Но это чудо исчезает, как только появляется Щульце. Вернувшись с обеда, он старается прокрасться незаметно в зал сортировки тряпок. У него голова вся в волдырях и без всяких признаков растительности, а рожа выглядит как заспиртованный зародыш. Меж узких синих губ всегда зажата дымящаяся сигара. Наверное, хочет убедить всех, что все-таки он не эмбрион. Доказательство — он курит сигары…
Шульце прихрамывает и всегда ходит с палкой, которая кажется его третьей ногой. Конец палки покрыт каким-то особым сплавом резины, и только Шульце знает секрет, как толкнуть им свою жертву, чтобы она потом долго не могла дыхнуть. И не понятно, то ли на конце палки упрятан гвоздь, то ли просто Шульце наловчился так искусно бить. Так или иначе, он прокрадывается в зал сортировки, будучи уверенным, что никто его не заметит. Скорее всего, его бы, действительно, не заметили, если бы не зловоние сигары.
Двух женщин с распорки он уже отправил в Освенцим. Одна из них нашла «поросенка» (так Шульце называет русские монеты) под заплатой рабочих брюк, а другая стала шуметь, что половина находки полагается ей, так как она еще раньше держала эти штаны в руках. Перебранку услышал Шульце и обеих отправил в гестапо, а оттуда… оттуда они уже не вернулись. На следующий день был отдан приказ, по которому все женщины в конце работы должны подвергаться личному досмотру. И все-таки иногда этим несчастным удается провести Шульце — они просто-напросто глотают свою находку.
Фотография валялась на полу у ног Даниэлы.

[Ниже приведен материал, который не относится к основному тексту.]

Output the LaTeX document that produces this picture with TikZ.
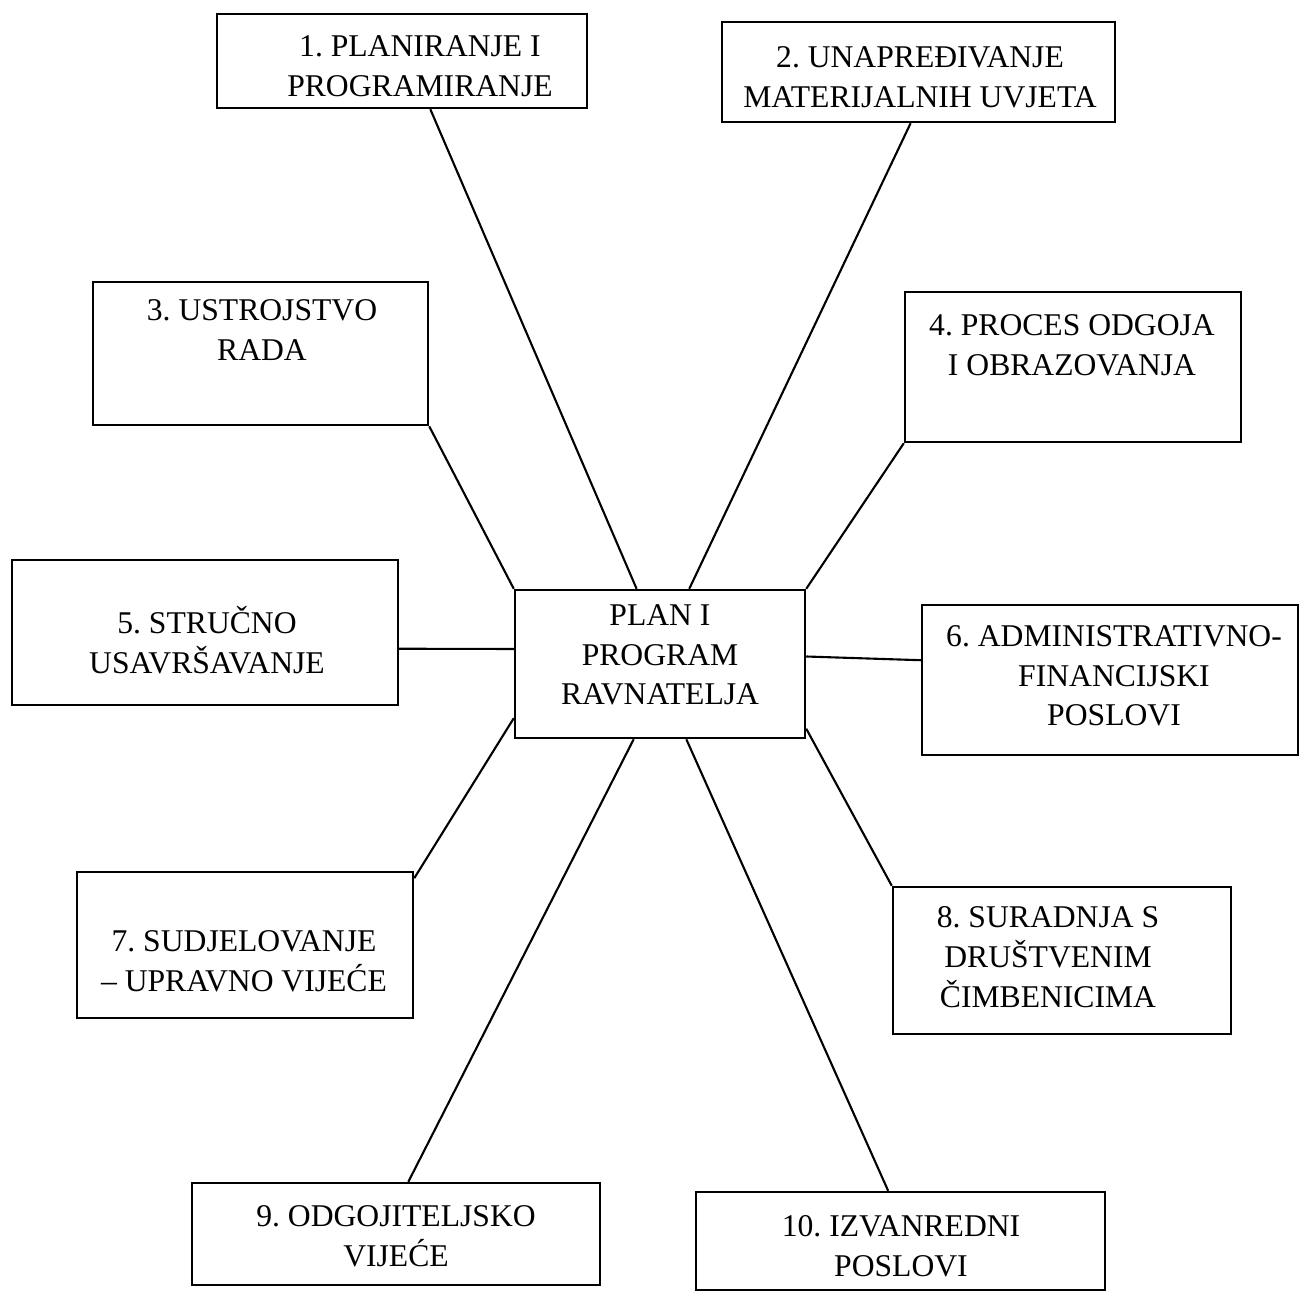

Фотография выпала из какого-то кармана во время распорки вместе с молитвенным мешочком с тфилином. На мешочке был выткан красными нитками с серебром «Маген Давид». Даниэла не может оторвать глаз от снимка, валяющегося на полу. Мальчик и девочка. Точно как она и Мони на снимке в медальоне, что спрятан у нее на груди. Глаза детей уставились на нее с пола и не дают ей покоя. Будто глаза Мони спрашивают: «Даниш, зачем ты поехала?»… На Даниэлу хлынул поток воспоминаний. Ее прошлое, такое далекое и такое близкое, лежит в кучах этой старой одежды. Люди вокруг нее внезапно показались ей какими-то не настоящими. Внешне это похоже на жизнь — они движутся, говорят, но все это как будто под стеклянным колпаком. Она не может смешаться с ними и жить их жизнью. Снимком, брошенным на пол, кажется Даниэле ее теперешнее существование, а былое плывет перед ее взором, как легкий дымок сигары Шульце. Где реальность и где мечты в этом ужасе! Вот эти кучи одежды, безусловно, не фантазия. Она видит это своими глазами, она может притронуться к ним. Но как она попала сюда? Все вокруг окрашивается в пунцовый цвет молитвенного мешочка. Обложка ее дневника тоже красная, а на медной пластинке слова посвящения: «Дорогой Даниэле…» Теперь эта табличка искорежена немецкой пулей. Если бы не она, Даниэла валялась бы на базаре в Яблове, как другие расстрелянные там немцами евреи.